▶ _YOUR TASK_
The listing below should be printed exactly, every line of it. Skip the pictures.
═══ SOURCE MATERIAL
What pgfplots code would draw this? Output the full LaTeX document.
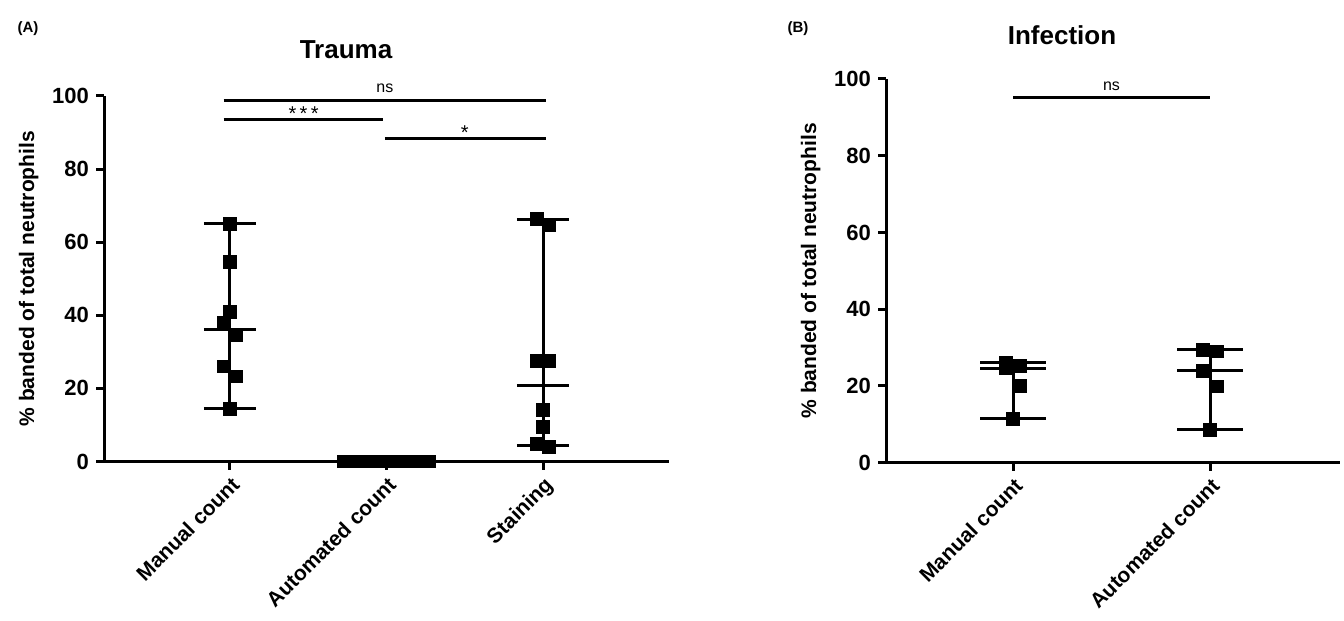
\documentclass[border=0pt]{standalone}
\usepackage{fontspec}
\setmainfont{Liberation Sans}
\usepackage{pgfplots}
\pgfplotsset{compat=1.18}

\pgfplotsset{
  gp/.style={
    scale only axis, clip=false, anchor=south west,
    axis x line*=bottom, axis y line*=left,
    axis line style={line width=1.5pt},
    ymin=0, ymax=100, ytick={0,20,...,100},
    tick align=outside, major tick length=4pt,
    every tick/.style={black, line width=1.5pt},
    /pgf/number format/assume math mode=true,
    yticklabel style={font=\fontsize{11}{13}\selectfont\bfseries},
    xticklabel style={font=\fontsize{10.5}{12}\selectfont\bfseries, rotate=45, anchor=north east, inner sep=2pt},
    ylabel={\% banded of total neutrophils},
    ylabel style={font=\fontsize{10.5}{12}\selectfont\bfseries},
  },
  pts/.style={only marks, mark=square*, mark size=3.2pt, black},
  seg/.style={black, line width=1.5pt, forget plot},
}

\begin{document}
\begin{tikzpicture}

% (A) Trauma
\begin{axis}[gp, at={(52pt,79.75pt)}, width=282.5pt, height=182.75pt,
  xmin=0.195, xmax=3.805, xtick={1,2,3},
  xticklabels={Manual count, Automated count, Staining}]
  % manual count: range and median
  \addplot[seg] coordinates {(1,14.5) (1,65)};
  \addplot[seg] coordinates {(0.833,65) (1.167,65)};
  \addplot[seg] coordinates {(0.833,14.5) (1.167,14.5)};
  \addplot[seg] coordinates {(0.833,36.25) (1.167,36.25)};
  \addplot[pts] coordinates {
    (1,65) (1,54.5) (1,41) (0.96,38) (1.04,34.5) (0.96,26) (1.04,23.3) (1,14.5)};
  % automated count
  \addplot[pts] coordinates {
    (1.727,0) (1.805,0) (1.883,0) (1.961,0) (2.039,0) (2.117,0) (2.195,0) (2.273,0)};
  % staining
  \addplot[seg] coordinates {(3,4.1) (3,66.3)};
  \addplot[seg] coordinates {(2.833,66.3) (3.167,66.3)};
  \addplot[seg] coordinates {(2.833,4.4) (3.167,4.4)};
  \addplot[seg] coordinates {(2.833,20.85) (3.167,20.85)};
  \addplot[pts] coordinates {
    (2.96,66.3) (3.04,64.6) (2.96,27.5) (3.04,27.5) (3,14.2) (3,9.4) (2.96,4.9) (3.04,4.1)};
  % significance
  \addplot[seg] coordinates {(0.96,98.8) (3.02,98.8)};
  \addplot[seg] coordinates {(0.96,93.6) (1.98,93.6)};
  \addplot[seg] coordinates {(1.99,88.5) (3.02,88.5)};
  \node[font=\fontsize{8}{9}\selectfont] at (axis cs:1.99,102) {ns};
  \node[font=\fontsize{10}{11}\selectfont] at (axis cs:1.47,95.2) {*\,*\,*};
  \node[font=\fontsize{10}{11}\selectfont] at (axis cs:2.5,90.1) {*};
\end{axis}

% (B) Infection
\begin{axis}[gp, at={(443pt,79.15pt)}, width=227pt, height=191.85pt,
  xmin=0.355, xmax=2.66, xtick={1,2},
  xticklabels={Manual count, Automated count}]
  \addplot[seg] coordinates {(1,11.4) (1,26.1)};
  \addplot[seg] coordinates {(0.833,26.1) (1.167,26.1)};
  \addplot[seg] coordinates {(0.833,11.4) (1.167,11.4)};
  \addplot[seg] coordinates {(0.833,24.6) (1.167,24.6)};
  \addplot[pts] coordinates {(0.965,26.1) (0.965,24.6) (1.035,25.3) (1.035,20.1) (1,11.4)};
  \addplot[seg] coordinates {(2,8.6) (2,29.5)};
  \addplot[seg] coordinates {(1.833,29.5) (2.167,29.5)};
  \addplot[seg] coordinates {(1.833,8.6) (2.167,8.6)};
  \addplot[seg] coordinates {(1.833,24.0) (2.167,24.0)};
  \addplot[pts] coordinates {(1.965,29.5) (2.035,29.0) (1.965,24.0) (2.035,19.9) (2,8.6)};
  \addplot[seg] coordinates {(1,95.1) (2,95.1)};
  \node[font=\fontsize{8}{9}\selectfont] at (axis cs:1.5,98) {ns};
\end{axis}

\node[font=\fontsize{13}{15}\selectfont\bfseries] at (173pt,285.5pt) {Trauma};
\node[font=\fontsize{13}{15}\selectfont\bfseries] at (531pt,293pt) {Infection};
\node[font=\fontsize{7.5}{9}\selectfont\bfseries] at (14pt,296pt) {(A)};
\node[font=\fontsize{7.5}{9}\selectfont\bfseries] at (399pt,296pt) {(B)};

\pgfresetboundingbox
\path (0,0) rectangle (672pt,310.5pt);
\end{tikzpicture}
\end{document}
══════
▶ _RESULT_
What pgfplots code would draw this? Output the full LaTeX document.
\documentclass[border=0pt]{standalone}
\usepackage{fontspec}
\setmainfont{Liberation Sans}
\usepackage{pgfplots}
\pgfplotsset{compat=1.18}

\pgfplotsset{
  gp/.style={
    scale only axis, clip=false, anchor=south west,
    axis x line*=bottom, axis y line*=left,
    axis line style={line width=1.5pt},
    ymin=0, ymax=100, ytick={0,20,...,100},
    tick align=outside, major tick length=4pt,
    every tick/.style={black, line width=1.5pt},
    /pgf/number format/assume math mode=true,
    yticklabel style={font=\fontsize{11}{13}\selectfont\bfseries},
    xticklabel style={font=\fontsize{10.5}{12}\selectfont\bfseries, rotate=45, anchor=north east, inner sep=2pt},
    ylabel={\% banded of total neutrophils},
    ylabel style={font=\fontsize{10.5}{12}\selectfont\bfseries},
  },
  pts/.style={only marks, mark=square*, mark size=3.2pt, black},
  seg/.style={black, line width=1.5pt, forget plot},
}

\begin{document}
\begin{tikzpicture}

% (A) Trauma
\begin{axis}[gp, at={(52pt,79.75pt)}, width=282.5pt, height=182.75pt,
  xmin=0.195, xmax=3.805, xtick={1,2,3},
  xticklabels={Manual count, Automated count, Staining}]
  % manual count: range and median
  \addplot[seg] coordinates {(1,14.5) (1,65)};
  \addplot[seg] coordinates {(0.833,65) (1.167,65)};
  \addplot[seg] coordinates {(0.833,14.5) (1.167,14.5)};
  \addplot[seg] coordinates {(0.833,36.25) (1.167,36.25)};
  \addplot[pts] coordinates {
    (1,65) (1,54.5) (1,41) (0.96,38) (1.04,34.5) (0.96,26) (1.04,23.3) (1,14.5)};
  % automated count
  \addplot[pts] coordinates {
    (1.727,0) (1.805,0) (1.883,0) (1.961,0) (2.039,0) (2.117,0) (2.195,0) (2.273,0)};
  % staining
  \addplot[seg] coordinates {(3,4.1) (3,66.3)};
  \addplot[seg] coordinates {(2.833,66.3) (3.167,66.3)};
  \addplot[seg] coordinates {(2.833,4.4) (3.167,4.4)};
  \addplot[seg] coordinates {(2.833,20.85) (3.167,20.85)};
  \addplot[pts] coordinates {
    (2.96,66.3) (3.04,64.6) (2.96,27.5) (3.04,27.5) (3,14.2) (3,9.4) (2.96,4.9) (3.04,4.1)};
  % significance
  \addplot[seg] coordinates {(0.96,98.8) (3.02,98.8)};
  \addplot[seg] coordinates {(0.96,93.6) (1.98,93.6)};
  \addplot[seg] coordinates {(1.99,88.5) (3.02,88.5)};
  \node[font=\fontsize{8}{9}\selectfont] at (axis cs:1.99,102) {ns};
  \node[font=\fontsize{10}{11}\selectfont] at (axis cs:1.47,95.2) {*\,*\,*};
  \node[font=\fontsize{10}{11}\selectfont] at (axis cs:2.5,90.1) {*};
\end{axis}

% (B) Infection
\begin{axis}[gp, at={(443pt,79.15pt)}, width=227pt, height=191.85pt,
  xmin=0.355, xmax=2.66, xtick={1,2},
  xticklabels={Manual count, Automated count}]
  \addplot[seg] coordinates {(1,11.4) (1,26.1)};
  \addplot[seg] coordinates {(0.833,26.1) (1.167,26.1)};
  \addplot[seg] coordinates {(0.833,11.4) (1.167,11.4)};
  \addplot[seg] coordinates {(0.833,24.6) (1.167,24.6)};
  \addplot[pts] coordinates {(0.965,26.1) (0.965,24.6) (1.035,25.3) (1.035,20.1) (1,11.4)};
  \addplot[seg] coordinates {(2,8.6) (2,29.5)};
  \addplot[seg] coordinates {(1.833,29.5) (2.167,29.5)};
  \addplot[seg] coordinates {(1.833,8.6) (2.167,8.6)};
  \addplot[seg] coordinates {(1.833,24.0) (2.167,24.0)};
  \addplot[pts] coordinates {(1.965,29.5) (2.035,29.0) (1.965,24.0) (2.035,19.9) (2,8.6)};
  \addplot[seg] coordinates {(1,95.1) (2,95.1)};
  \node[font=\fontsize{8}{9}\selectfont] at (axis cs:1.5,98) {ns};
\end{axis}

\node[font=\fontsize{13}{15}\selectfont\bfseries] at (173pt,285.5pt) {Trauma};
\node[font=\fontsize{13}{15}\selectfont\bfseries] at (531pt,293pt) {Infection};
\node[font=\fontsize{7.5}{9}\selectfont\bfseries] at (14pt,296pt) {(A)};
\node[font=\fontsize{7.5}{9}\selectfont\bfseries] at (399pt,296pt) {(B)};

\pgfresetboundingbox
\path (0,0) rectangle (672pt,310.5pt);
\end{tikzpicture}
\end{document}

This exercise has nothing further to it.